* _EXERCISE REQUIREMENTS_
Locate all lines in the data below that hold "React" and show them.

───── DATA FOR THIS EXERCISE

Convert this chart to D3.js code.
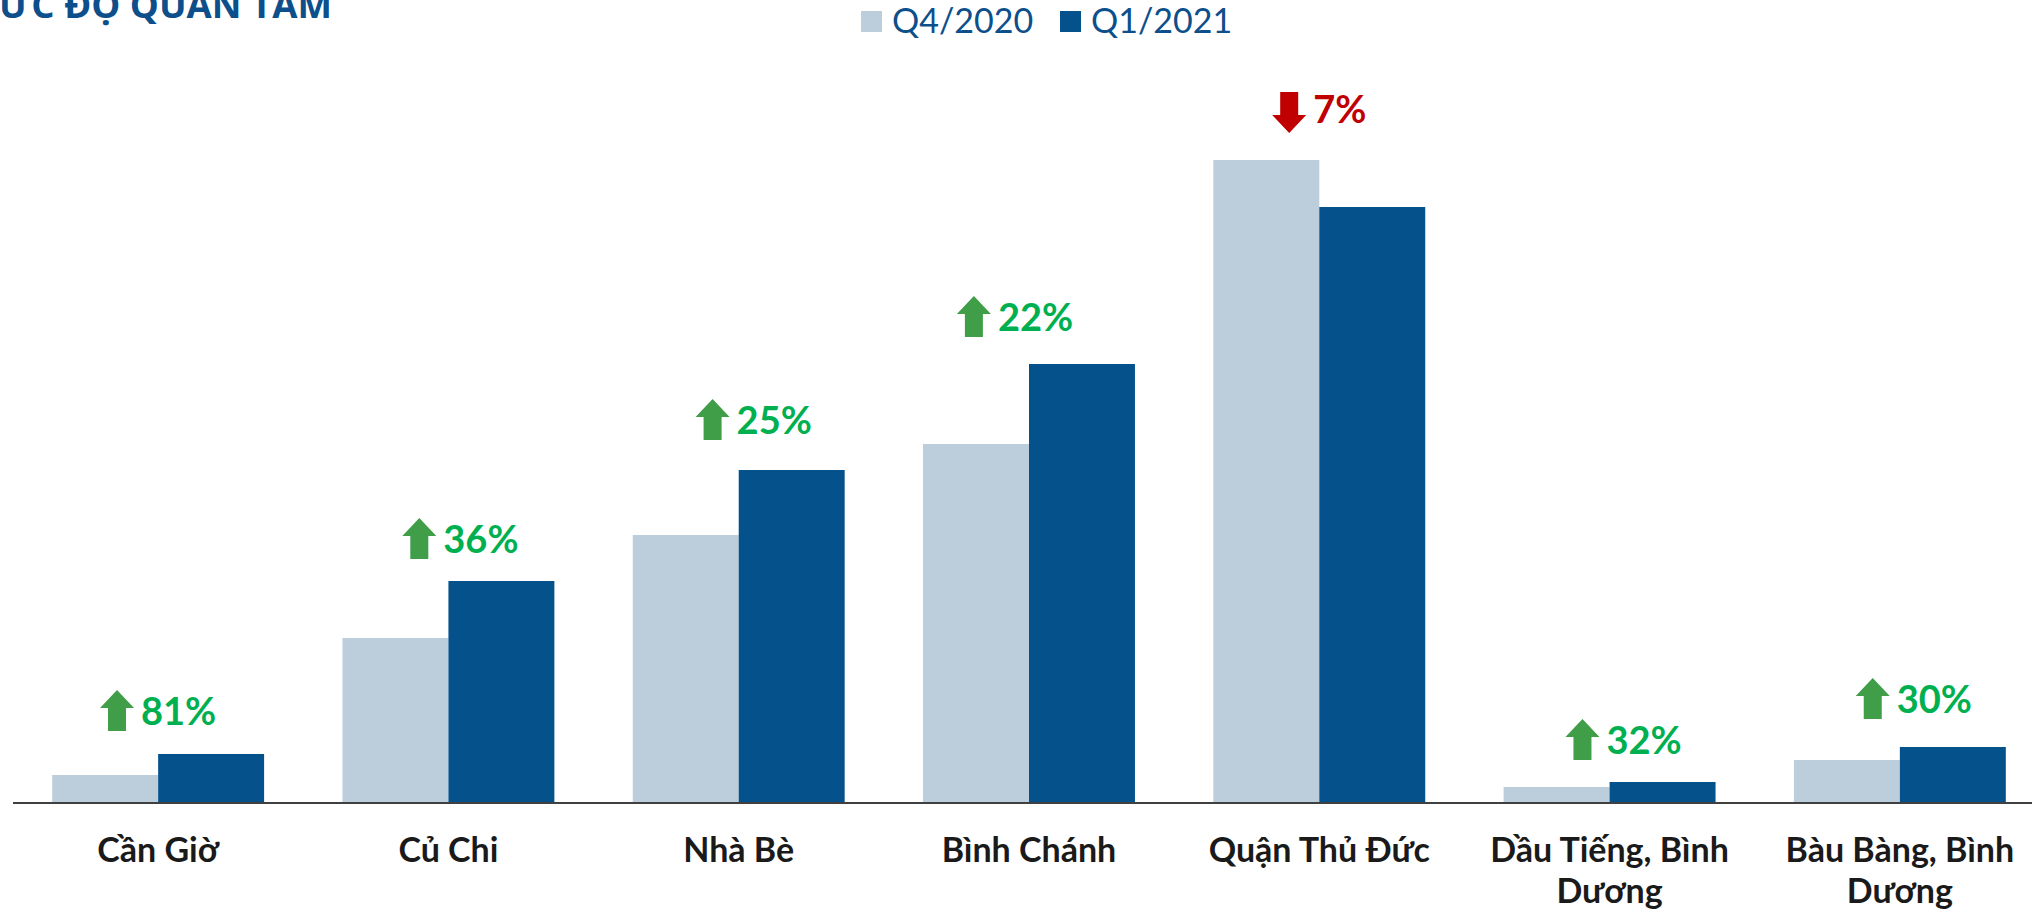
<!DOCTYPE html>
<html>
<head>
<meta charset="utf-8">
<script src="https://cdn.jsdelivr.net/npm/d3@7"></script>
<style>
  html, body { margin: 0; padding: 0; background: #fff; }
  svg { display: block; }
</style>
</head>
<body>
<svg id="chart"></svg>
<script>
// chart values (relative heights)
const categories = ["Cần Giờ", "Củ Chi", "Nhà Bè", "Bình Chánh", "Quận Thủ Đức", "Dầu Tiếng, Bình Dương", "Bàu Bàng, Bình Dương"];
const seriesNames = ["Q4/2020", "Q1/2021"];
const q4Values = [27, 164, 267, 358, 642, 15, 42];
const q1Values = [48, 221, 332, 438, 595, 20, 55];
const changeLabels = ["81%", "36%", "25%", "22%", "7%", "32%", "30%"];

const WIDTH = 2032;
const HEIGHT = 916;
const BASELINE = 802;
const COLORS = ["#BCCDDB", "#04518C"];
const TITLE_COLOR = "#0D4F8B";
// hand-placed label boxes in the original: small nudges per category
const LABEL_DX = [0, 12, 15, -14, 0, 14, 14];
const LABEL_GAP = [23, 22, 30, 27, 27, 22, 28];

/**
 * Splits a label into lines that fit in the given width.
 */
function wrapText(textSel, maxWidth, lineHeight) {
  textSel.each(function (d) {
    const text = d3.select(this);
    const words = d.split(" ");
    const x = text.attr("x");
    const y = +text.attr("y");
    text.text(null);
    let line = [];
    let lineNo = 0;
    let tspan = text.append("tspan").attr("x", x).attr("y", y);
    words.forEach((w) => {
      line.push(w);
      tspan.text(line.join(" "));
      if (tspan.node().getComputedTextLength() > maxWidth && line.length > 1) {
        line.pop();
        tspan.text(line.join(" "));
        line = [w];
        lineNo++;
        tspan = text.append("tspan").attr("x", x).attr("y", y + lineNo * lineHeight).text(w);
      }
    });
  });
}

/**
 * Draws an up or down arrow with its top-center at (0,0).
 */
function arrowPath(up) {
  const hw = 17, sw = 9, h = 41, head = 18;
  if (up) {
    return `M0,0L${hw},${head}L${sw},${head}L${sw},${h}L${-sw},${h}L${-sw},${head}L${-hw},${head}Z`;
  }
  return `M${-sw},0L${sw},0L${sw},${h - head}L${hw},${h - head}L0,${h}L${-hw},${h - head}L${-sw},${h - head}Z`;
}

const svg = d3.select("#chart").attr("width", WIDTH).attr("height", HEIGHT);

const x = d3.scaleBand()
  .domain(categories)
  .range([13, 2045])
  .paddingInner(0.27)
  .paddingOuter(0.135);

const xSub = d3.scaleBand()
  .domain(seriesNames)
  .range([0, x.bandwidth()]);

const y = d3.scaleLinear()
  .domain([0, 700])
  .range([BASELINE, BASELINE - 700]);

const data = categories.map((c, i) => ({
  category: c,
  values: [q4Values[i], q1Values[i]],
  label: changeLabels[i],
}));

// title (cut off at the top-left in the source): first letter sits off-canvas
const title = svg.append("text")
  .attr("y", 18)
  .attr("font-family", "'Open Sans', sans-serif")
  .attr("font-weight", "bold")
  .attr("font-size", 33)
  .attr("fill", TITLE_COLOR);
const firstPart = title.append("tspan").text("M");
const restPart = title.append("tspan").text("ỨC ĐỘ QUAN TÂM");
const fs = 33 * 333 / restPart.node().getComputedTextLength();
title.attr("font-size", fs);
title.attr("x", -firstPart.node().getComputedTextLength() - 1);

// legend
const legendX = [861, 1060];
const legend = svg.append("g").attr("class", "legend");
seriesNames.forEach((s, i) => {
  legend.append("rect")
    .attr("x", legendX[i])
    .attr("y", 11)
    .attr("width", 21)
    .attr("height", 21)
    .attr("fill", COLORS[i]);
  legend.append("text")
    .attr("x", legendX[i] + 31)
    .attr("y", 33)
    .attr("font-family", "Lato, sans-serif")
    .attr("font-size", 34)
    .attr("fill", TITLE_COLOR)
    .text(s);
});

// bars
const groups = svg.append("g")
  .attr("class", "bars")
  .selectAll("g")
  .data(data)
  .enter()
  .append("g")
  .attr("transform", (d) => `translate(${x(d.category)},0)`);

groups.selectAll("rect")
  .data((d) => d.values.map((v, i) => ({ key: seriesNames[i], value: v, i: i })))
  .enter()
  .append("rect")
  .attr("x", (d) => xSub(d.key))
  .attr("y", (d) => y(d.value))
  .attr("width", xSub.bandwidth())
  .attr("height", (d) => BASELINE - y(d.value))
  .attr("fill", (d) => COLORS[d.i]);

// axis line
svg.append("line")
  .attr("x1", 13)
  .attr("x2", WIDTH)
  .attr("y1", BASELINE + 1)
  .attr("y2", BASELINE + 1)
  .attr("stroke", "#404040")
  .attr("stroke-width", 2);

// change labels with arrows
data.forEach((d, i) => {
  const up = d.values[1] >= d.values[0];
  const arrowColor = up ? "#3F9E47" : "#C00000";
  const textColor = up ? "#00B050" : "#C00000";
  const top = y(d3.max(d.values));
  const arrowTop = top - LABEL_GAP[i] - 41;
  const cx = x(d.category) + x.bandwidth() / 2 + LABEL_DX[i];

  const g = svg.append("g").attr("class", "change");
  const t = g.append("text")
    .attr("y", arrowTop + 41 - (up ? 6 : 10))
    .attr("font-family", "Lato, sans-serif")
    .attr("font-weight", "bold")
    .attr("font-size", 38)
    .attr("fill", textColor)
    .text(d.label);
  const tw = t.node().getComputedTextLength();
  const total = 34 + 7 + tw;
  const left = cx - total / 2;
  t.attr("x", left + 41);
  g.append("path")
    .attr("d", arrowPath(up))
    .attr("transform", `translate(${left + 17},${arrowTop})`)
    .attr("fill", arrowColor);
});

// category labels
svg.append("g")
  .attr("class", "xlabels")
  .selectAll("text")
  .data(categories)
  .enter()
  .append("text")
  .attr("x", (d) => x(d) + x.bandwidth() / 2)
  .attr("y", 862)
  .attr("text-anchor", "middle")
  .attr("font-family", "Lato, sans-serif")
  .attr("font-weight", "bold")
  .attr("font-size", 34)
  .attr("fill", "#1A1A1A")
  .text((d) => d)
  .call(wrapText, 250, 41);
</script>
</body>
</html>
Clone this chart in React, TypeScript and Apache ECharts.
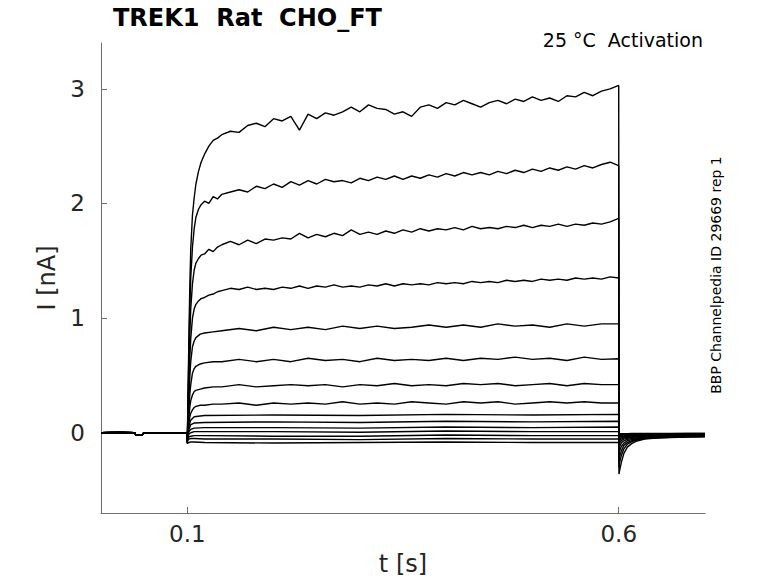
import React, { useEffect, useRef } from "react";
import * as echarts from "echarts";

// ---- Data (time in s, current in nA) ----
const xTicks = [0.1, 0.6];
const yTicks = [0, 1, 2, 3];

const tBase = [0, 0.02, 0.039, 0.0405, 0.048, 0.0495, 0.07, 0.0995];
const vBase = [0, 0.002, 0, -0.018, -0.018, 0, -0.002, 0];

const tDense = [
  0.1, 0.1005, 0.101, 0.102, 0.103, 0.104, 0.106, 0.108, 0.11, 0.113, 0.116, 0.12, 0.125, 0.13, 0.135,
  0.14, 0.15, 0.16, 0.17, 0.18, 0.19, 0.2, 0.21, 0.22, 0.23, 0.24, 0.25, 0.26, 0.27, 0.28, 0.29, 0.3,
  0.31, 0.32, 0.33, 0.34, 0.35, 0.36, 0.37, 0.38, 0.39, 0.4, 0.41, 0.42, 0.43, 0.44, 0.45, 0.46, 0.47,
  0.48, 0.49, 0.5, 0.51, 0.52, 0.53, 0.54, 0.55, 0.56, 0.57, 0.58, 0.59, 0.6,
];
const tMed = [
  0.1, 0.1005, 0.101, 0.102, 0.103, 0.104, 0.106, 0.108, 0.11, 0.115, 0.12, 0.13,
  0.14, 0.16, 0.18, 0.2, 0.22, 0.24, 0.26, 0.28, 0.3, 0.32, 0.34, 0.36, 0.38, 0.4, 0.42, 0.44, 0.46,
  0.48, 0.5, 0.52, 0.54, 0.56, 0.58, 0.6,
];
const tSparse = [0.1, 0.1005, 0.102, 0.104, 0.108, 0.12, 0.2, 0.3, 0.4, 0.5, 0.6];
const tTail = [0.6003, 0.601, 0.603, 0.606, 0.61, 0.615, 0.62, 0.63, 0.64, 0.66, 0.68, 0.7];

const trace1 = [
  -0.08, 0.15, 0.4, 0.9, 1.3, 1.6, 1.9, 2.05, 2.17, 2.28, 2.36, 2.43, 2.5, 2.55, 2.57,
  2.6, 2.63, 2.62, 2.68, 2.7, 2.67, 2.74, 2.72, 2.76, 2.64, 2.78, 2.74, 2.79, 2.77, 2.8, 2.84, 2.8,
  2.86, 2.83, 2.82, 2.78, 2.8, 2.76, 2.84, 2.86, 2.83, 2.88, 2.86, 2.9, 2.87, 2.84, 2.88, 2.9, 2.87,
  2.91, 2.89, 2.93, 2.9, 2.92, 2.89, 2.94, 2.93, 2.97, 2.94, 2.98, 3.0, 3.03,
];
const trace2 = [
  -0.08, 0.12, 0.35, 0.75, 1.1, 1.35, 1.62, 1.78, 1.88, 1.95, 1.99, 2.02, 2.0, 2.06, 2.04,
  2.08, 2.1, 2.12, 2.1, 2.15, 2.13, 2.17, 2.14, 2.19, 2.16, 2.2, 2.17, 2.21, 2.19, 2.2, 2.18, 2.22,
  2.2, 2.23, 2.21, 2.24, 2.21, 2.24, 2.22, 2.25, 2.23, 2.26, 2.24, 2.27, 2.25, 2.27, 2.25, 2.28, 2.26,
  2.29, 2.27, 2.3, 2.28, 2.31, 2.29, 2.32, 2.3, 2.33, 2.31, 2.34, 2.36, 2.33,
];
const trace3 = [
  -0.08, 0.1, 0.28, 0.6, 0.88, 1.08, 1.3, 1.42, 1.48, 1.52, 1.55, 1.56, 1.6, 1.58, 1.62,
  1.64, 1.67, 1.64, 1.68, 1.65, 1.69, 1.68, 1.7, 1.69, 1.74, 1.7, 1.73, 1.71, 1.74, 1.72, 1.77, 1.73,
  1.75, 1.73, 1.76, 1.74, 1.77, 1.75, 1.78, 1.76, 1.78, 1.77, 1.79, 1.77, 1.8, 1.78, 1.79, 1.78, 1.8,
  1.79, 1.81, 1.79, 1.81, 1.8, 1.82, 1.8, 1.82, 1.81, 1.83, 1.82, 1.84, 1.87,
];
const trace4 = [
  -0.08, 0.07, 0.2, 0.45, 0.66, 0.82, 1.0, 1.08, 1.12, 1.15, 1.17, 1.18, 1.2, 1.21, 1.23,
  1.24, 1.26, 1.25, 1.27, 1.25, 1.26, 1.25, 1.27, 1.26, 1.28, 1.26, 1.28, 1.27, 1.29, 1.27, 1.28, 1.27,
  1.29, 1.28, 1.3, 1.28, 1.3, 1.29, 1.3, 1.29, 1.31, 1.3, 1.31, 1.3, 1.32, 1.31, 1.32, 1.31, 1.33,
  1.32, 1.33, 1.32, 1.34, 1.33, 1.34, 1.33, 1.35, 1.34, 1.35, 1.34, 1.36, 1.35,
];
const trace5 = [
  -0.08, 0.05, 0.15, 0.33, 0.5, 0.62, 0.75, 0.8, 0.83, 0.86, 0.87, 0.88,
  0.89, 0.91, 0.89, 0.92, 0.9, 0.92, 0.9, 0.93, 0.91, 0.93, 0.91, 0.92, 0.94, 0.92, 0.94, 0.92, 0.95,
  0.93, 0.94, 0.92, 0.95, 0.93, 0.95, 0.95,
];
const trace6 = [
  -0.08, 0.03, 0.1, 0.22, 0.34, 0.42, 0.52, 0.56, 0.58, 0.6, 0.61, 0.62,
  0.62, 0.64, 0.62, 0.64, 0.62, 0.65, 0.63, 0.64, 0.62, 0.65, 0.63, 0.64, 0.63, 0.65, 0.63, 0.65, 0.64,
  0.66, 0.64, 0.65, 0.63, 0.66, 0.64, 0.645,
];
const trace7 = [
  -0.08, 0.02, 0.07, 0.15, 0.23, 0.28, 0.33, 0.36, 0.37, 0.38, 0.39, 0.4,
  0.4, 0.42, 0.4, 0.41, 0.42, 0.41, 0.42, 0.4, 0.42, 0.41, 0.43, 0.41, 0.42, 0.41, 0.43, 0.42, 0.43,
  0.41, 0.42, 0.43, 0.41, 0.43, 0.42, 0.42,
];
const trace8 = [
  -0.08, 0.01, 0.04, 0.09, 0.14, 0.17, 0.2, 0.22, 0.23, 0.24, 0.24, 0.25,
  0.25, 0.26, 0.24, 0.26, 0.25, 0.26, 0.25, 0.27, 0.25, 0.26, 0.25, 0.27, 0.26, 0.25, 0.27, 0.26, 0.27,
  0.25, 0.26, 0.27, 0.26, 0.27, 0.26, 0.26,
];
const trace9 = [-0.08, 0.0, 0.06, 0.11, 0.14, 0.15, 0.155, 0.15, 0.16, 0.155, 0.16];
const trace10 = [-0.08, -0.01, 0.03, 0.07, 0.085, 0.09, 0.095, 0.09, 0.1, 0.095, 0.1];
const trace11 = [-0.08, -0.02, 0.01, 0.03, 0.04, 0.045, 0.045, 0.04, 0.05, 0.045, 0.05];
const trace12 = [-0.08, -0.03, -0.01, 0.0, 0.01, 0.01, 0.01, 0.005, 0.015, 0.01, 0.01];
const trace13 = [-0.085, -0.05, -0.035, -0.03, -0.025, -0.025, -0.03, -0.03, -0.02, -0.025, -0.025];
const trace14 = [-0.09, -0.065, -0.055, -0.05, -0.05, -0.055, -0.055, -0.06, -0.05, -0.055, -0.055];
const trace15 = [-0.095, -0.09, -0.085, -0.08, -0.08, -0.085, -0.09, -0.085, -0.08, -0.085, -0.085];

const tail1 = [-0.36, -0.33, -0.26, -0.18, -0.125, -0.095, -0.075, -0.055, -0.048, -0.042, -0.038, -0.035];
const tail2 = [-0.3, -0.26, -0.2, -0.14, -0.1, -0.08, -0.065, -0.05, -0.045, -0.04, -0.036, -0.033];
const tail3 = [-0.25, -0.21, -0.16, -0.11, -0.085, -0.07, -0.058, -0.047, -0.042, -0.038, -0.034, -0.031];
const tail4 = [-0.2, -0.16, -0.12, -0.09, -0.07, -0.06, -0.052, -0.044, -0.04, -0.036, -0.032, -0.03];
const tail5 = [-0.15, -0.12, -0.09, -0.07, -0.058, -0.05, -0.045, -0.04, -0.037, -0.033, -0.03, -0.028];
const tail6 = [-0.11, -0.09, -0.07, -0.055, -0.048, -0.042, -0.038, -0.035, -0.032, -0.03, -0.027, -0.025];
const tail7 = [-0.08, -0.07, -0.055, -0.045, -0.04, -0.036, -0.033, -0.03, -0.028, -0.026, -0.024, -0.022];
const tail8 = [-0.06, -0.055, -0.045, -0.038, -0.034, -0.031, -0.029, -0.027, -0.025, -0.023, -0.021, -0.02];
const tail9 = [-0.045, -0.04, -0.035, -0.03, -0.028, -0.026, -0.025, -0.023, -0.021, -0.02, -0.018, -0.017];
const tail10 = [-0.035, -0.032, -0.028, -0.025, -0.023, -0.022, -0.021, -0.02, -0.018, -0.017, -0.016, -0.015];
const tail11 = [-0.028, -0.026, -0.023, -0.021, -0.02, -0.019, -0.018, -0.017, -0.016, -0.015, -0.014, -0.013];
const tail12 = [-0.022, -0.02, -0.018, -0.017, -0.016, -0.015, -0.015, -0.014, -0.013, -0.012, -0.012, -0.011];
const tail13 = [-0.018, -0.016, -0.015, -0.014, -0.013, -0.012, -0.012, -0.011, -0.01, -0.01, -0.009, -0.009];
const tail14 = [-0.014, -0.013, -0.012, -0.011, -0.01, -0.01, -0.009, -0.009, -0.008, -0.008, -0.007, -0.007];
const tail15 = [-0.01, -0.009, -0.009, -0.008, -0.008, -0.007, -0.007, -0.006, -0.006, -0.005, -0.005, -0.005];

const traces: [number[], number[], number[]][] = [
  [tDense, trace1, tail1],
  [tDense, trace2, tail2],
  [tDense, trace3, tail3],
  [tDense, trace4, tail4],
  [tMed, trace5, tail5],
  [tMed, trace6, tail6],
  [tMed, trace7, tail7],
  [tMed, trace8, tail8],
  [tSparse, trace9, tail9],
  [tSparse, trace10, tail10],
  [tSparse, trace11, tail11],
  [tSparse, trace12, tail12],
  [tSparse, trace13, tail13],
  [tSparse, trace14, tail14],
  [tSparse, trace15, tail15],
];

const zip = (ts: number[], vs: number[]) => {
  const n = Math.min(ts.length, vs.length);
  const out: [number, number][] = [];
  for (let i = 0; i < n; i++) out.push([ts[i], vs[i]]);
  return out;
};

const FONT = "DejaVu Sans";
const AXIS_COLOR = "#6e6e6e";
const LABEL_COLOR = "#262626";

export default function App() {
  const ref = useRef<HTMLDivElement>(null);

  useEffect(() => {
    if (!ref.current) return;
    const chart = echarts.init(ref.current, undefined, { renderer: "svg" });
    const base = zip(tBase, vBase);
    const series = traces.map(([t, v, tail], i) => ({
      type: "line",
      name: "trace" + (i + 1),
      data: [...base, ...zip(t, v), ...zip(tTail, tail)],
      showSymbol: false,
      symbol: "none",
      silent: true,
      clip: true,
      lineStyle: { color: "#000", width: 1.4 },
      z: 2,
    }));

    chart.setOption({
      animation: false,
      textStyle: { fontFamily: FONT },
      grid: { left: 101, right: 73, top: 43, bottom: 70, containLabel: false },
      xAxis: {
        type: "value",
        min: 0,
        max: 0.7,
        name: "t [s]",
        nameLocation: "middle",
        nameGap: 39,
        nameTextStyle: { fontSize: 24, color: LABEL_COLOR, fontFamily: FONT },
        axisLine: { show: true, onZero: false, lineStyle: { color: AXIS_COLOR, width: 1 } },
        axisTick: { show: true, inside: true, length: 6, customValues: xTicks, lineStyle: { color: AXIS_COLOR } },
        axisLabel: {
          customValues: xTicks,
          fontSize: 23,
          color: LABEL_COLOR,
          margin: 9,
          fontFamily: FONT,
          formatter: (v: number) => String(v),
        },
        splitLine: { show: false },
      },
      yAxis: {
        type: "value",
        min: -0.7,
        max: 3.4,
        name: "I [nA]",
        nameLocation: "middle",
        nameGap: 37,
        nameTextStyle: { fontSize: 24, color: LABEL_COLOR, fontFamily: FONT },
        axisLine: { show: true, onZero: false, lineStyle: { color: AXIS_COLOR, width: 1 } },
        axisTick: { show: true, inside: true, length: 6, customValues: yTicks, lineStyle: { color: AXIS_COLOR } },
        axisLabel: {
          customValues: yTicks,
          fontSize: 23,
          color: LABEL_COLOR,
          margin: 16,
          fontFamily: FONT,
          formatter: (v: number) => String(v),
        },
        splitLine: { show: false },
      },
      graphic: [
        {
          type: "text",
          x: 113,
          y: 18,
          style: {
            text: "TREK1  Rat  CHO_FT",
            fontSize: 24,
            fontWeight: "bold",
            fontFamily: FONT,
            fill: "#000",
            align: "left",
            verticalAlign: "middle",
          },
        },
        {
          type: "text",
          x: 703,
          y: 40,
          style: {
            text: "25 °C  Activation",
            fontSize: 19,
            fontFamily: FONT,
            fill: "#000",
            align: "right",
            verticalAlign: "middle",
          },
        },
        {
          type: "text",
          x: 716,
          y: 275,
          rotation: Math.PI / 2,
          style: {
            text: "BBP Channelpedia ID 29669 rep 1",
            fontSize: 14,
            fontFamily: FONT,
            fill: "#000",
            align: "center",
            verticalAlign: "middle",
          },
        },
      ],
      series,
    });

    return () => {
      chart.dispose();
    };
  }, []);

  return (
    <div
      ref={ref}
      style={{ position: "fixed", left: 0, top: 0, width: 778, height: 583, background: "#fff" }}
    />
  );
}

──────────

* _RESPONSE TO THE EXERCISE_
Clone this chart in React, TypeScript and Apache ECharts.
import React, { useEffect, useRef } from "react";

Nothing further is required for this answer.